Há diferentes respostas a esta pergunta. Para as organizações não governamentais de proteção de Direitos Humanos – tal como a Amnistia internacional – ou as associações feministas e movimentos pró-aborto, a culpa está do lado das autoridades, que usaram o caso para marcar uma posição política e evitarem a concretização do aborto, prolongando a espera o máximo tempo possível para que já só fosse possível uma cesariana: “é o pior tipo de crueldade que se podia fazer a esta criança”.

“A Amnistia Internacional repudia a violência institucional exercida pelo Sistema Provincial de Salud e da Província de Tucumán. A demora injustificada do acesso à interrupção voluntária da gravidez violou os direitos de uma menina à saúde, autonomia, privacidade e intimidade, fazendo dela outra vez vítima”, defendeu a ONG. Segundo dados da organização, em 2017, registaram-se 2493 partos de raparigas com menos de 15 anos. A cada três horas, um nascimento. “A maioria são consequência de situações de abuso e coerção que resultam em gravidez infantil indesejada.”

No entanto, se a pergunta for dirigida às autoridades argentinas, a resposta é outra: “não criamos obstáculos”. “Quero deixar claro que foi o sistema de saúde que foi buscar a menina a casa. Por outras palavras, se não tivesse sido o sistema, a menina nunca teria chegado ao sistema de saúde”, argumentou Rossana Chahla, ministra da Saúde, em conferência de imprensa.

No hospital, a menina era medicada para que o feto amadurecesse. O jornal “Clarin” dá conta da intervenção de várias pessoas para que a medicação não fosse tomada e que alguns ativistas pró-vida, com a autorização do responsável pela Saúde da região, entraram nas instalações fazendo-se passar por médicos. O objetivo? Convencer mãe e filha a não prosseguir com o aborto.

A interrupção voluntária da gravidez é crime na Argentina, salvo em situações de violação ou risco de vida.
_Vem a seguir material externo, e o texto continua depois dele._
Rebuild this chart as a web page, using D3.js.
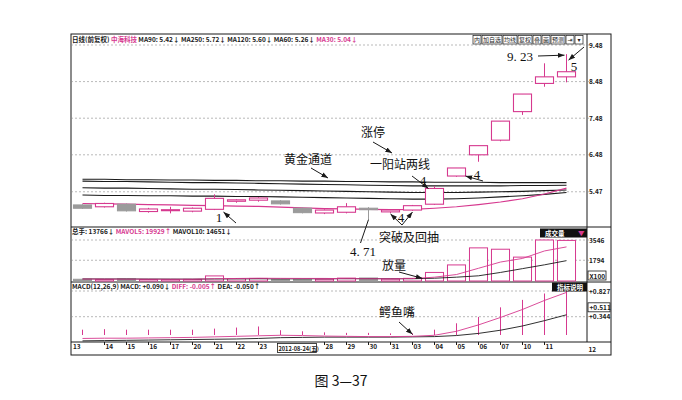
<!DOCTYPE html>
<html>
<head>
<meta charset="utf-8">
<style>
  body { margin: 0; background: #fff; }
  #chart text { font-family: "Noto Sans CJK SC", "DejaVu Sans", sans-serif; }
  #chart .small { font-size: 6.5px; font-weight: bold; fill: #1a1a1a; }
  #chart .note { font-size: 12px; fill: #111; }
  #chart .num { font-family: "Liberation Serif", serif; font-size: 13px; fill: #111; }
  #chart .tick text { font-size: 6.5px; font-weight: bold; fill: #1a1a1a; }
  #chart .domain { display: none; }
</style>
<script src="https://d3js.org/d3.v7.min.js"></script>
</head>
<body>
<svg id="chart" width="682" height="400"></svg>
<script>
// trading days shown
var dates = ["2012-08-13","2012-08-14","2012-08-15","2012-08-16","2012-08-17","2012-08-20",
  "2012-08-21","2012-08-22","2012-08-23","2012-08-24","2012-08-27","2012-08-28","2012-08-29",
  "2012-08-30","2012-08-31","2012-09-03","2012-09-04","2012-09-05","2012-09-06","2012-09-07",
  "2012-09-10","2012-09-11","2012-09-12"];

// daily prices
var open  = [5.11,5.06,5.13,4.93,4.96,4.94,4.99,5.21,5.24,5.22,5.02,4.89,4.91,5.02,4.92,4.97,5.13,5.90,6.48,6.88,7.66,8.43,8.61];
var high  = [5.13,5.17,5.15,5.03,5.06,5.04,5.40,5.27,5.32,5.24,5.04,4.99,5.16,5.05,4.99,5.11,5.62,6.12,6.73,7.40,8.14,8.98,9.23];
var low   = [5.00,5.04,4.93,4.90,4.88,4.91,4.97,5.17,5.20,5.12,4.88,4.86,4.88,4.71,4.89,4.95,5.11,5.88,6.29,6.85,7.57,8.34,8.46];
var close = [5.02,5.15,4.95,5.00,4.98,5.02,5.29,5.25,5.30,5.14,4.90,4.97,5.06,4.98,4.97,5.09,5.56,6.12,6.73,7.40,8.14,8.61,8.75];

// moving averages of price
var ma250 = [5.81,5.81,5.80,5.80,5.79,5.79,5.78,5.78,5.77,5.77,5.76,5.76,5.75,5.75,5.74,5.74,5.73,5.73,5.73,5.72,5.72,5.72,5.72];
var ma120 = [5.76,5.75,5.75,5.74,5.73,5.72,5.72,5.71,5.70,5.69,5.68,5.67,5.66,5.65,5.64,5.63,5.63,5.63,5.63,5.63,5.64,5.64,5.65];
var ma90  = [5.58,5.57,5.57,5.56,5.55,5.54,5.54,5.53,5.52,5.51,5.50,5.49,5.48,5.47,5.46,5.45,5.45,5.45,5.46,5.47,5.48,5.50,5.52];
var ma60  = [5.38,5.37,5.37,5.36,5.36,5.35,5.35,5.34,5.34,5.33,5.32,5.31,5.30,5.29,5.28,5.27,5.27,5.28,5.30,5.33,5.36,5.40,5.45];
var ma30  = [5.15,5.14,5.13,5.12,5.11,5.10,5.09,5.08,5.07,5.05,5.03,5.01,5.00,4.99,4.98,4.99,5.02,5.06,5.12,5.19,5.28,5.41,5.57];

// volume (x100 hands) and its averages
var volume  = [150,120,180,130,120,140,440,200,220,138,160,150,250,260,160,230,740,1390,2865,2748,2066,3546,3510];
var mavol5  = [170,165,160,155,150,148,200,218,238,228,222,222,204,195,192,210,330,560,1100,1640,1950,2600,2950];
var mavol10 = [180,178,175,170,165,160,175,185,190,185,190,195,200,205,200,195,240,330,450,740,1070,1400,1760];

// MACD(12,26,9)
var diff = [-0.065,-0.06,-0.06,-0.055,-0.05,-0.045,-0.035,-0.025,-0.015,-0.005,-0.01,-0.02,-0.025,-0.03,-0.03,-0.025,-0.005,0.07,0.19,0.33,0.48,0.65,0.80];
var dea  = [-0.11,-0.105,-0.10,-0.095,-0.09,-0.085,-0.08,-0.075,-0.065,-0.05,-0.045,-0.04,-0.04,-0.04,-0.04,-0.035,-0.03,-0.01,0.03,0.09,0.17,0.27,0.38];
var macd = [0.10,0.11,0.10,0.10,0.10,0.10,0.12,0.14,0.16,0.09,0.07,0.05,0.04,0.04,0.03,0.03,0.10,0.22,0.34,0.52,0.66,0.78,0.827];

// axis labels
var priceTicks = [9.48, 8.48, 7.48, 6.48, 5.47];
var volTicks = [3546, 1794];
var macdTicks = [0.827, 0.344];

var svg = d3.select("#chart");
var pink = "#d6398f", gray = "#9b9b9b", ink = "#1a1a1a";
var L = 71, R = 587, RR = 611;

var x = d3.scaleBand().domain(dates).range([71.5, 577.5]).paddingInner(0.18).paddingOuter(0.09);
var cx = function(d) { return x(d) + x.bandwidth() / 2; };
var yP = d3.scaleLinear().domain([4.48, 9.48]).range([228, 45]);
var yV = d3.scaleLinear().domain([0, 3546]).range([281, 240]);
var yM = d3.scaleLinear().domain([0, 0.827]).range([335, 291]);

// arrow head
svg.append("defs").append("marker")
    .attr("id", "arr").attr("viewBox", "0 0 8 6").attr("refX", 8).attr("refY", 3)
    .attr("markerWidth", 7).attr("markerHeight", 5).attr("markerUnits", "userSpaceOnUse")
    .attr("orient", "auto")
  .append("path").attr("d", "M0,0L8,3L0,6Z").attr("fill", ink);

// frames
svg.append("rect").attr("x", L).attr("y", 34).attr("width", RR - L).attr("height", 321)
    .attr("fill", "none").attr("stroke", ink).attr("stroke-width", 1);
svg.append("line").attr("x1", R).attr("x2", R).attr("y1", 34).attr("y2", 342).attr("stroke", ink);
[227, 282, 342].forEach(function(y) {
  svg.append("line").attr("x1", L).attr("x2", RR).attr("y1", y).attr("y2", y).attr("stroke", ink);
});

// dashed grid
function grid(scale, ticks) {
  svg.append("g").selectAll("line").data(ticks).enter().append("line")
      .attr("x1", L).attr("x2", R + 2)
      .attr("y1", function(d) { return scale(d); }).attr("y2", function(d) { return scale(d); })
      .attr("stroke", "#8a8a8a").attr("stroke-width", 0.6).attr("stroke-dasharray", "2,2");
}
grid(yP, priceTicks);
grid(yV, volTicks);
grid(yM, macdTicks);

// right axes
svg.append("g").attr("transform", "translate(" + R + ",0)")
    .call(d3.axisRight(yP).tickValues(priceTicks).tickSize(0).tickPadding(2).tickFormat(d3.format(".2f")));
svg.append("g").attr("transform", "translate(" + R + ",0)")
    .call(d3.axisRight(yV).tickValues(volTicks).tickSize(0).tickPadding(2).tickFormat(d3.format("d")));
svg.append("g").attr("transform", "translate(" + R + ",0)")
    .call(d3.axisRight(yM).tickValues(macdTicks).tickSize(0).tickPadding(2).tickFormat(d3.format("+.3f")));

// boxed right labels
function boxLabel(xx, yy, w, t) {
  svg.append("rect").attr("x", xx).attr("y", yy - 5).attr("width", w).attr("height", 9)
      .attr("fill", "#fff").attr("stroke", ink).attr("stroke-width", 0.8);
  svg.append("text").attr("class", "small").attr("x", xx + 1.5).attr("y", yy + 2.5).text(t);
}
boxLabel(R + 1, 276, 18, "X100");
boxLabel(R + 1, yM(0.511), 22, "+0.511");

// price moving averages
var line = function(scale) {
  return d3.line().x(function(d, i) { return cx(dates[i]); }).y(function(d) { return scale(d); });
};
[ma250, ma120, ma90, ma60].forEach(function(s) {
  svg.append("path").attr("d", line(yP)(s)).attr("fill", "none").attr("stroke", ink).attr("stroke-width", 1.1);
});
svg.append("path").attr("d", line(yP)(ma30)).attr("fill", "none").attr("stroke", pink).attr("stroke-width", 1.2);

// candles
var candle = svg.append("g").selectAll("g").data(dates).enter().append("g");
candle.append("line")
    .attr("x1", cx).attr("x2", cx)
    .attr("y1", function(d, i) { return yP(high[i]); })
    .attr("y2", function(d, i) { return yP(low[i]); })
    .attr("stroke", function(d, i) { return close[i] >= open[i] ? pink : gray; });
candle.append("rect")
    .attr("x", function(d) { return x(d); })
    .attr("width", x.bandwidth())
    .attr("y", function(d, i) { return yP(Math.max(open[i], close[i])); })
    .attr("height", function(d, i) { return Math.max(1, Math.abs(yP(open[i]) - yP(close[i]))); })
    .attr("fill", function(d, i) { return close[i] >= open[i] ? "#fff" : gray; })
    .attr("stroke", function(d, i) { return close[i] >= open[i] ? pink : gray; })
    .attr("stroke-width", 1.1);

// volume bars
svg.append("g").selectAll("rect").data(dates).enter().append("rect")
    .attr("x", function(d) { return x(d); })
    .attr("width", x.bandwidth())
    .attr("y", function(d, i) { return yV(volume[i]); })
    .attr("height", function(d, i) { return yV(0) - yV(volume[i]); })
    .attr("fill", function(d, i) { return close[i] >= open[i] ? "#fff" : gray; })
    .attr("stroke", function(d, i) { return close[i] >= open[i] ? pink : gray; })
    .attr("stroke-width", 1);
svg.append("path").attr("d", line(yV)(mavol10)).attr("fill", "none").attr("stroke", ink).attr("stroke-width", 0.9);
svg.append("path").attr("d", line(yV)(mavol5)).attr("fill", "none").attr("stroke", pink).attr("stroke-width", 0.9);

// MACD
svg.append("g").selectAll("line").data(dates).enter().append("line")
    .attr("x1", cx).attr("x2", cx)
    .attr("y1", yM(0)).attr("y2", function(d, i) { return yM(macd[i]); })
    .attr("stroke", pink).attr("stroke-width", 1);
svg.append("path").attr("d", line(yM)(dea)).attr("fill", "none").attr("stroke", ink).attr("stroke-width", 0.9);
svg.append("path").attr("d", line(yM)(diff)).attr("fill", "none").attr("stroke", pink).attr("stroke-width", 0.9);

// x axis
var xTicks = dates.filter(function(d, i) { return i !== 9 && i !== 10 && i !== 22; });
var xAxis = svg.append("g").attr("transform", "translate(0,342)")
    .call(d3.axisBottom(x).tickValues(xTicks).tickSize(3).tickPadding(1)
      .tickFormat(function(d) { return d.slice(8); }));
xAxis.selectAll(".tick").attr("transform", function(d) { return "translate(" + cx(d) + ",0)"; });
xAxis.selectAll(".tick line").attr("stroke", ink);
xAxis.selectAll(".tick text").attr("text-anchor", "start").attr("dx", 1).attr("dy", "0.5em");
xAxis.select(".tick text").attr("dx", L + 2 - cx(dates[0]));
xAxis.select(".tick line").remove();
svg.append("text").attr("class", "small").attr("x", cx(dates[22]) + x.step()).attr("y", 351.5)
    .text(dates[22].slice(8));
// cursor date box
var cbx = cx(dates[9]) - 3;
svg.append("rect").attr("x", cbx).attr("y", 343.5).attr("width", 39).attr("height", 9)
    .attr("fill", "#fff").attr("stroke", ink).attr("stroke-width", 0.8);
svg.append("text").attr("class", "small").attr("x", cbx + 1).attr("y", 350.5)
    .style("font-size", "5.6px").text(dates[9] + "(五)");

// headers
function header(y, parts) {
  var t = svg.append("text").attr("class", "small").attr("x", L + 1).attr("y", y);
  parts.forEach(function(p) {
    t.append("tspan").text(p[0]).style("fill", p[1] ? pink : ink);
  });
}
header(42, [["日线(前复权) ", 0], ["中海科技", 1], [" MA90: 5.42↓ MA250: 5.72↓ MA120: 5.60↓ MA60: 5.26↓ ", 0], ["MA30: 5.04↓", 1]]);
header(233.5, [["总手: 13766↓ ", 0], ["MAVOL5: 19929↑", 1], [" MAVOL10: 14651↓", 0]]);
header(288.5, [["MACD(12,26,9) MACD: +0.090↓ ", 0], ["DIFF: -0.005↑", 1], [" DEA: -0.050↑", 0]]);

// toolbar buttons
var buttons = ["内", "加自选", "均线", "复权", "叠", "画", "预测", "⇥", "▾"];
var bx = 473;
buttons.forEach(function(b) {
  var w = b.length * 6 + 2;
  svg.append("rect").attr("x", bx).attr("y", 35.5).attr("width", w).attr("height", 8.5)
      .attr("fill", "#fff").attr("stroke", ink).attr("stroke-width", 0.7);
  svg.append("text").attr("class", "small").attr("x", bx + w / 2).attr("y", 42)
      .attr("text-anchor", "middle").style("font-weight", "normal").style("font-size", "6px").text(b);
  bx += w + 1;
});

// black badges
function badge(x0, y0, w, t, tri) {
  svg.append("rect").attr("x", x0).attr("y", y0).attr("width", w).attr("height", 9).attr("fill", "#111");
  svg.append("text").attr("class", "small").attr("x", x0 + 5).attr("y", y0 + 7).style("fill", "#fff").text(t);
  if (tri) svg.append("text").attr("class", "small").attr("x", x0 + w - 9).attr("y", y0 + 7).style("fill", pink).text("▼");
}
badge(540, 228.5, 47, "成交量", true);
badge(552, 282.5, 35, "指标说明", false);

// annotations
function arrow(x1, y1, x2, y2, head) {
  var l = svg.append("line").attr("x1", x1).attr("y1", y1).attr("x2", x2).attr("y2", y2)
      .attr("stroke", ink).attr("stroke-width", 1);
  if (head !== false) l.attr("marker-end", "url(#arr)");
}
function note(xx, yy, t, cls) {
  svg.append("text").attr("class", cls || "note").attr("x", xx).attr("y", yy)
      .attr("text-anchor", "middle").text(t);
}
var d22 = cx(dates[22]);
note(520, 61, "9. 23", "num");
arrow(538, 56, d22 - 2, yP(high[22]) + 1);
note(574, 71, "5", "num");
arrow(584, 47, d22 + 2, yP(high[22]) + 6);

note(373, 137, "涨停");
arrow(373, 142, 392, 153);
note(400, 169, "一阳站两线");
note(423, 185, "4", "num");
arrow(412, 176, x(dates[16]) + 3, yP(close[16]));
note(477, 179, "4", "num");
arrow(483, 181, x(dates[17]) + x.bandwidth(), yP(open[17]));

note(308, 164, "黄金通道");
arrow(311, 168, 328, 178);

note(219, 222, "1", "num");
arrow(236, 223, cx(dates[6]) + 9, yP(low[6]) + 2);

note(401, 222, "4", "num");
arrow(402, 225, cx(dates[14]), yP(open[14]) + 2);
arrow(402, 225, cx(dates[15]), yP(open[15]) + 2);
note(409, 242, "突破及回抽");

arrow(cx(dates[13]), yP(low[13]), cx(dates[13]) - 8, 243, false);
note(363, 256, "4. 71", "num");

note(394, 270, "放量");
arrow(399, 272, cx(dates[16]) - 12, yV(volume[16]) + 6);

note(397, 317, "鳄鱼嘴");
arrow(399, 322, cx(dates[15]), yM(diff[15]) - 2);

// caption
svg.append("text").attr("x", 341).attr("y", 386).attr("text-anchor", "middle")
    .style("font-size", "14px").style("fill", "#111").text("图 3—37");
</script>
</body>
</html>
O tema tem sido motivo de vários protestos por parte de movimentos pró-vida e organizações feministas, exemplo disso foi a manifestação na semana passada em Buenos Aires, a capital do país. No ano passado, a legalização do aborto foi debatida ao nível político. O Presidente, que afirmou ser contra, assegurou que não iria vetar qualquer que fosse a decisão do Congresso. A 14 de junho, a Câmara de Deputados aprovou a lei por uma margem pequena (129-125). No entanto, a legislação foi barrada pelo Senado, onde não passou por sete votos.